§ **Dataset excerpt**
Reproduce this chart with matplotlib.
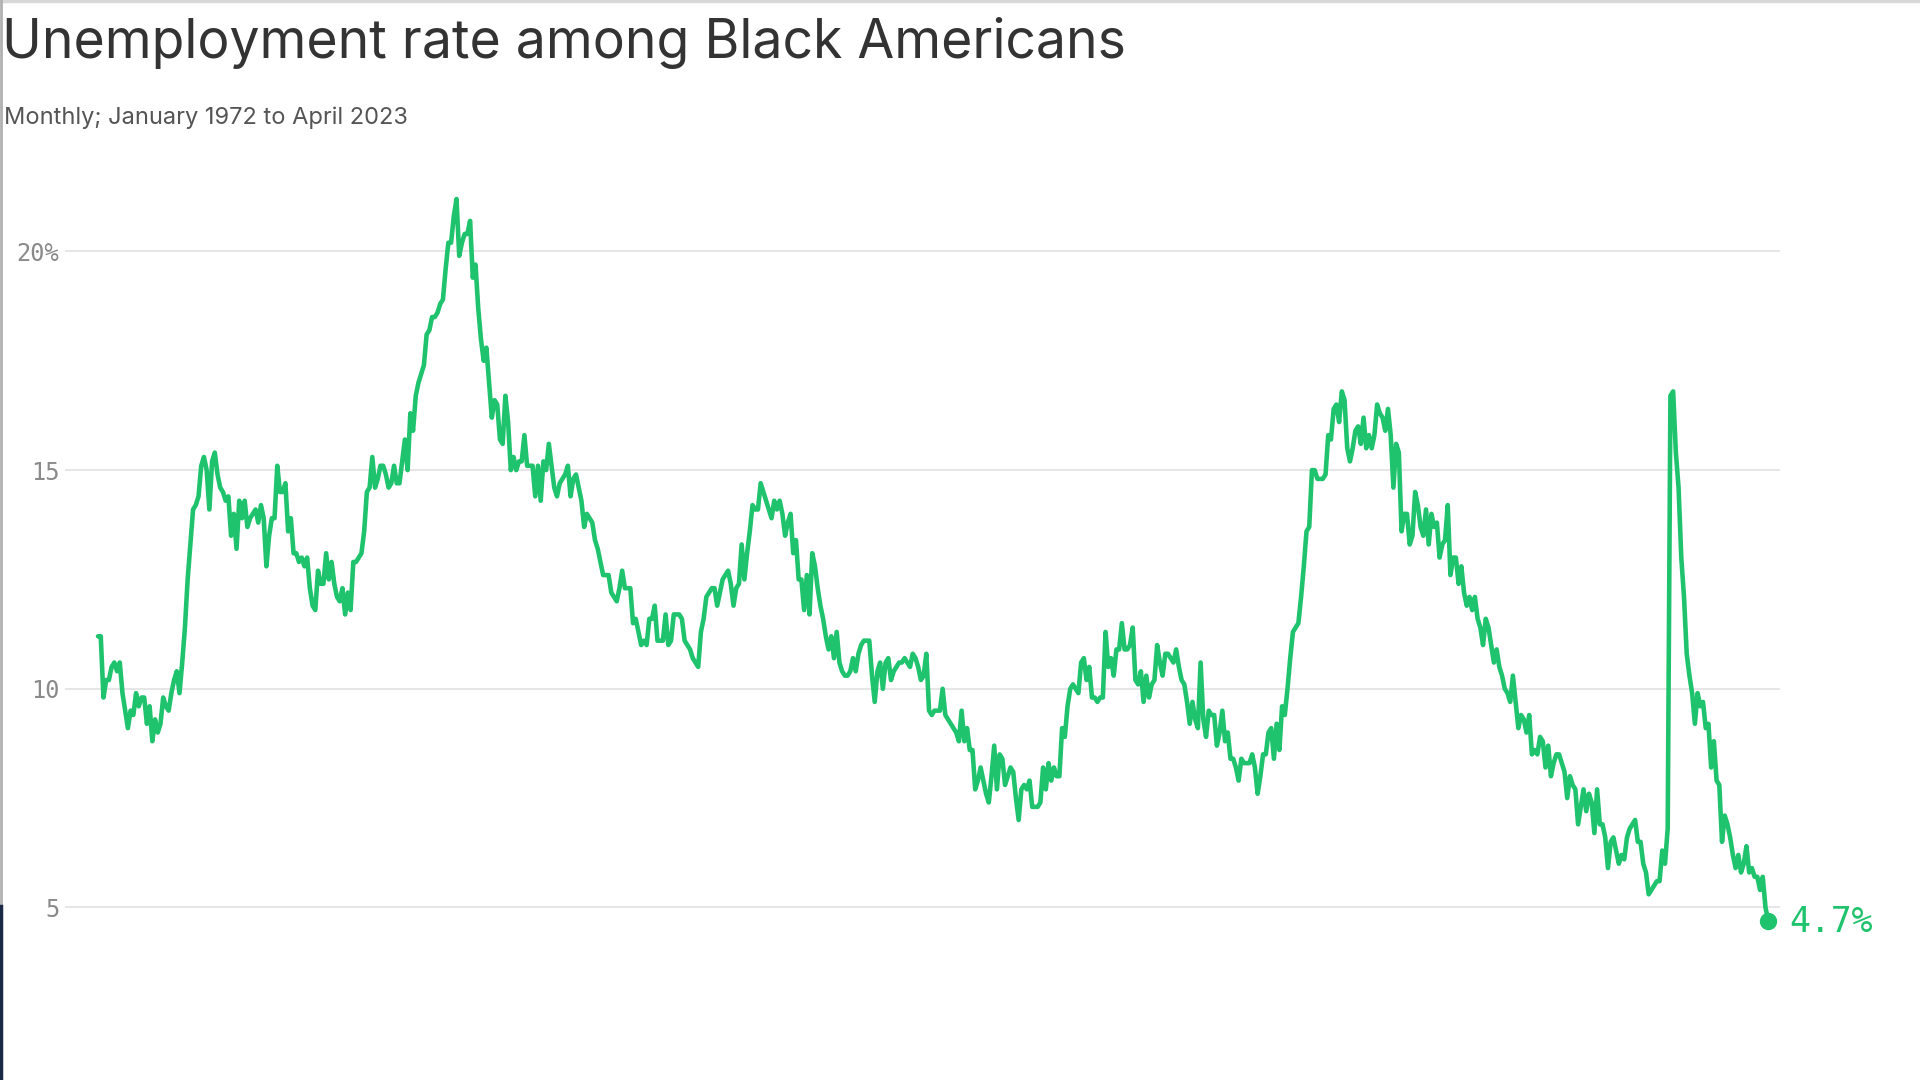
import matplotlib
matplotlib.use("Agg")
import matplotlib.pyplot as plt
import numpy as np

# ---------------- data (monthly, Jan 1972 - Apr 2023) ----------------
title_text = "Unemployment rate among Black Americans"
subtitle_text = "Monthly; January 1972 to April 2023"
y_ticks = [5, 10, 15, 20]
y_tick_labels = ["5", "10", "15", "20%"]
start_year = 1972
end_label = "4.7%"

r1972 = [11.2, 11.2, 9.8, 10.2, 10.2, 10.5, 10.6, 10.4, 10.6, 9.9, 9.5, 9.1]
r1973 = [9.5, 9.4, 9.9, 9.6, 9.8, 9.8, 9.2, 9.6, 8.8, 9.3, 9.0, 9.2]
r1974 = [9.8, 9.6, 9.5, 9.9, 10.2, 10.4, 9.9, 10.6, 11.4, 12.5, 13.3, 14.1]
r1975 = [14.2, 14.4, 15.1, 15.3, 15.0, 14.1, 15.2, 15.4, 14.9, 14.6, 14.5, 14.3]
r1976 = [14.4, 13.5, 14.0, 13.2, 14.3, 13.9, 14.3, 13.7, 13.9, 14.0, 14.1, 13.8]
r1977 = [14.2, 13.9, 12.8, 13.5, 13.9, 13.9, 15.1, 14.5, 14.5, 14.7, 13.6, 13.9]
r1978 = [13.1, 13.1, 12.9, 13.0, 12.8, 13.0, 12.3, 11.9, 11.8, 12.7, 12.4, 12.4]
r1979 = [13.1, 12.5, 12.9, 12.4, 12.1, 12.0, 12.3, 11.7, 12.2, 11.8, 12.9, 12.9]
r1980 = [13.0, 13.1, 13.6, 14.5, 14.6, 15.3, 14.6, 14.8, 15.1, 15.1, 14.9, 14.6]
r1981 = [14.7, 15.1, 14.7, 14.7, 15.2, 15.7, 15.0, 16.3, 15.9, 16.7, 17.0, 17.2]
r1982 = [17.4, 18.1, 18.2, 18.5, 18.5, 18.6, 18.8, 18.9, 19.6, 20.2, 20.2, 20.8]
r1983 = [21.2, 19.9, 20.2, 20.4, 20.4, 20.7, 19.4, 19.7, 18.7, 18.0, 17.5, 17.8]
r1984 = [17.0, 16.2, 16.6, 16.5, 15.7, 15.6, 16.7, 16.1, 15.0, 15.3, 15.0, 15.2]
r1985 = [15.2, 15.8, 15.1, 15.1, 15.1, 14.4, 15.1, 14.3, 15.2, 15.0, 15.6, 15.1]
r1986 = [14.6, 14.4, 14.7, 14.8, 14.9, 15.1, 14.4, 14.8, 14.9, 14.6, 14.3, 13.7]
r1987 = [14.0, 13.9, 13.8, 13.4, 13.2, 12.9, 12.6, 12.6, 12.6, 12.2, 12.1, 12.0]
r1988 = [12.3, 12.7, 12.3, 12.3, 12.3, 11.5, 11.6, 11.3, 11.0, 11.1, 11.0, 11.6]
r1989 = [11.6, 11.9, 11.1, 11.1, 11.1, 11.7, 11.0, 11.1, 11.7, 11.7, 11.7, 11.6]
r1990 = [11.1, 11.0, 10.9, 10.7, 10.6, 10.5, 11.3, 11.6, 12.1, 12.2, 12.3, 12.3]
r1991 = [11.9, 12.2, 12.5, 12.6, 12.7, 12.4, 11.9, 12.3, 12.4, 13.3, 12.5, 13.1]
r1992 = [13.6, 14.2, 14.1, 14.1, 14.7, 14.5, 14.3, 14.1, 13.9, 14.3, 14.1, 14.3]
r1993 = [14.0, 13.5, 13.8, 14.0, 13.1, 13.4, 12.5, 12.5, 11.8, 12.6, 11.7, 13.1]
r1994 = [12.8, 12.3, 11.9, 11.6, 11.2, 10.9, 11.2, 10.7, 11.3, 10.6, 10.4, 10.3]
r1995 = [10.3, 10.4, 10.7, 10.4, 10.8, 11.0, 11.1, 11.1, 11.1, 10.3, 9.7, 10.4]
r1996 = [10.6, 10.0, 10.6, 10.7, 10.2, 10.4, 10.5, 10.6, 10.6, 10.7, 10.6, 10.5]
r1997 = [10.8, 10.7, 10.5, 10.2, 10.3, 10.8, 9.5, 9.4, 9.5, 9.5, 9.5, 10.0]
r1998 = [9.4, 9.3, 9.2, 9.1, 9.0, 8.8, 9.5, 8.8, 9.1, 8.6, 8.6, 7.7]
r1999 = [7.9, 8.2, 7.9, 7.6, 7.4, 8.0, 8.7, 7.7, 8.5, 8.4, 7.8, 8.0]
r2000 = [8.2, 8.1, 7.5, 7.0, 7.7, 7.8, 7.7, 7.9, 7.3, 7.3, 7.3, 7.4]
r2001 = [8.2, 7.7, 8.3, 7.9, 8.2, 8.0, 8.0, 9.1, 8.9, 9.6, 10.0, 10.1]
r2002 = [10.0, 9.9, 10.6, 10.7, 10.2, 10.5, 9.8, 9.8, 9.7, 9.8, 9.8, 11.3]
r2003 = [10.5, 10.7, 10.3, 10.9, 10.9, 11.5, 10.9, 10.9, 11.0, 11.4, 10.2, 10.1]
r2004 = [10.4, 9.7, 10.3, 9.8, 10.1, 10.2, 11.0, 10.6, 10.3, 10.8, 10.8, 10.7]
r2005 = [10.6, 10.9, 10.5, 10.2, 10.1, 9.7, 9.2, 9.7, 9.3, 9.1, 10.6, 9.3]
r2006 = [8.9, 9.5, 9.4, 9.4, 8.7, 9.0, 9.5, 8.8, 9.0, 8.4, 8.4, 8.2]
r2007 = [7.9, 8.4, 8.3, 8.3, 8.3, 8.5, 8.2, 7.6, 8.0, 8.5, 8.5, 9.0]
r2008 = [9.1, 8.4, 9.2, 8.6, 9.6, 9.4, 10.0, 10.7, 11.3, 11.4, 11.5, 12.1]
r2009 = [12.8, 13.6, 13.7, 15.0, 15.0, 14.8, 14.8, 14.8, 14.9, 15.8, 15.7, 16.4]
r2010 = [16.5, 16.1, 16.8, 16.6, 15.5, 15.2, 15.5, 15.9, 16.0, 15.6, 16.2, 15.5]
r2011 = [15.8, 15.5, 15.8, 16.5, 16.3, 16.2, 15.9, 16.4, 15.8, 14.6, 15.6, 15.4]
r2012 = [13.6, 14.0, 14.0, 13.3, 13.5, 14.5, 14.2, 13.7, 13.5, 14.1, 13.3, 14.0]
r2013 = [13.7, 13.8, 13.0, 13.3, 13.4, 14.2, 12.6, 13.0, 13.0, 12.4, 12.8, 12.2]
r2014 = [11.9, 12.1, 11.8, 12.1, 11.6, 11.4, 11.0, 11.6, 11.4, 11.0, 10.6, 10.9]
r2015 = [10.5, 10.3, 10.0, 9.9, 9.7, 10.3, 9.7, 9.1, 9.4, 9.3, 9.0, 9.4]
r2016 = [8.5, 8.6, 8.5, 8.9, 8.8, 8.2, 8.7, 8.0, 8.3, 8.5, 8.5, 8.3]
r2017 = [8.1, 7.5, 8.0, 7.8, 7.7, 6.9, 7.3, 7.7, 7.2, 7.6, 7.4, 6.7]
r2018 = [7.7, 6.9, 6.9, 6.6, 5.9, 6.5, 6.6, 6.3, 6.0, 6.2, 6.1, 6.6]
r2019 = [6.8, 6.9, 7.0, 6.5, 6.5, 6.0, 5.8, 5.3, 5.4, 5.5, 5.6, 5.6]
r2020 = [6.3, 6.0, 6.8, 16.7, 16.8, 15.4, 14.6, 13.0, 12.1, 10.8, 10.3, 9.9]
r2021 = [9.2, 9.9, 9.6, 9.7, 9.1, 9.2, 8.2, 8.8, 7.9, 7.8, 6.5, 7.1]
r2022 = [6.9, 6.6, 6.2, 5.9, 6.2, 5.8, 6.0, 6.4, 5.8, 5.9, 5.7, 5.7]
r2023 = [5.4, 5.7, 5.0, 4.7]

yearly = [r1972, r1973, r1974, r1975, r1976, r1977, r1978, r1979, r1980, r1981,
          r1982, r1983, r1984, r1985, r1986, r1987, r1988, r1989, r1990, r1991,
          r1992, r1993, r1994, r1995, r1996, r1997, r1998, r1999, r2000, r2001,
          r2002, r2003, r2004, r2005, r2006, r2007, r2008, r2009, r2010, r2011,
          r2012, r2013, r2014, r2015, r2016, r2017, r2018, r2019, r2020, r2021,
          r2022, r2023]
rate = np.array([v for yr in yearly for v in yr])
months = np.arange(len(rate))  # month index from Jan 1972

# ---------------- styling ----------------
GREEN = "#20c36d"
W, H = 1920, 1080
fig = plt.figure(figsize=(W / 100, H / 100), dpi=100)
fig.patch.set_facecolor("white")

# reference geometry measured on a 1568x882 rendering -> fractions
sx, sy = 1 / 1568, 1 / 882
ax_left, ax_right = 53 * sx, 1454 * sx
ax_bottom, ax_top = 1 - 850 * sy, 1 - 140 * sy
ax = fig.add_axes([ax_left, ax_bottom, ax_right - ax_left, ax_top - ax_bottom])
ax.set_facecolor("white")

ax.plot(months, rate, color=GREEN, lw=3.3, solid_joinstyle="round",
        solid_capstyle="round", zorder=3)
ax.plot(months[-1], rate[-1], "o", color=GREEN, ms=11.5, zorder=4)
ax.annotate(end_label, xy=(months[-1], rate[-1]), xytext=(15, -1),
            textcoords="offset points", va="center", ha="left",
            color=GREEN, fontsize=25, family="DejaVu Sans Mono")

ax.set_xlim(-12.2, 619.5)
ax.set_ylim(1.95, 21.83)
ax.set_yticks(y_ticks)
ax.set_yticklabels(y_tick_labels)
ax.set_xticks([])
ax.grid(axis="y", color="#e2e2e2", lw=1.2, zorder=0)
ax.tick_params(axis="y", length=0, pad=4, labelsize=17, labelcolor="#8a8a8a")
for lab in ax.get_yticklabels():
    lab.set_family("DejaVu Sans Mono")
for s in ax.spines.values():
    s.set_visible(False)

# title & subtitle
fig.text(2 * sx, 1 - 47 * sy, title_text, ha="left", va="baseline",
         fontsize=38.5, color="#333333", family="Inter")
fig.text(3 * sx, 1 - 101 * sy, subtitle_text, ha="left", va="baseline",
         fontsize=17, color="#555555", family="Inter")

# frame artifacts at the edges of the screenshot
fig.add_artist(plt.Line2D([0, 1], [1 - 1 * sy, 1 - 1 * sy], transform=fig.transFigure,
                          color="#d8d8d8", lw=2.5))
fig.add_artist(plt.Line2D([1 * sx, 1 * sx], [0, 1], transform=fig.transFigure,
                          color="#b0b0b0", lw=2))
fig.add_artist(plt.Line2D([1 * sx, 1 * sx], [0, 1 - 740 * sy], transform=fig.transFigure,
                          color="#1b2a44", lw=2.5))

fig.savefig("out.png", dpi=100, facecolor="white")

§ **What to produce**
Repeat the listing above up to and including the line with "import numpy as np", starting from its first line. Drop any pictures.

§ **Response to the task**
Reproduce this chart with matplotlib.
import matplotlib
matplotlib.use("Agg")
import matplotlib.pyplot as plt
import numpy as np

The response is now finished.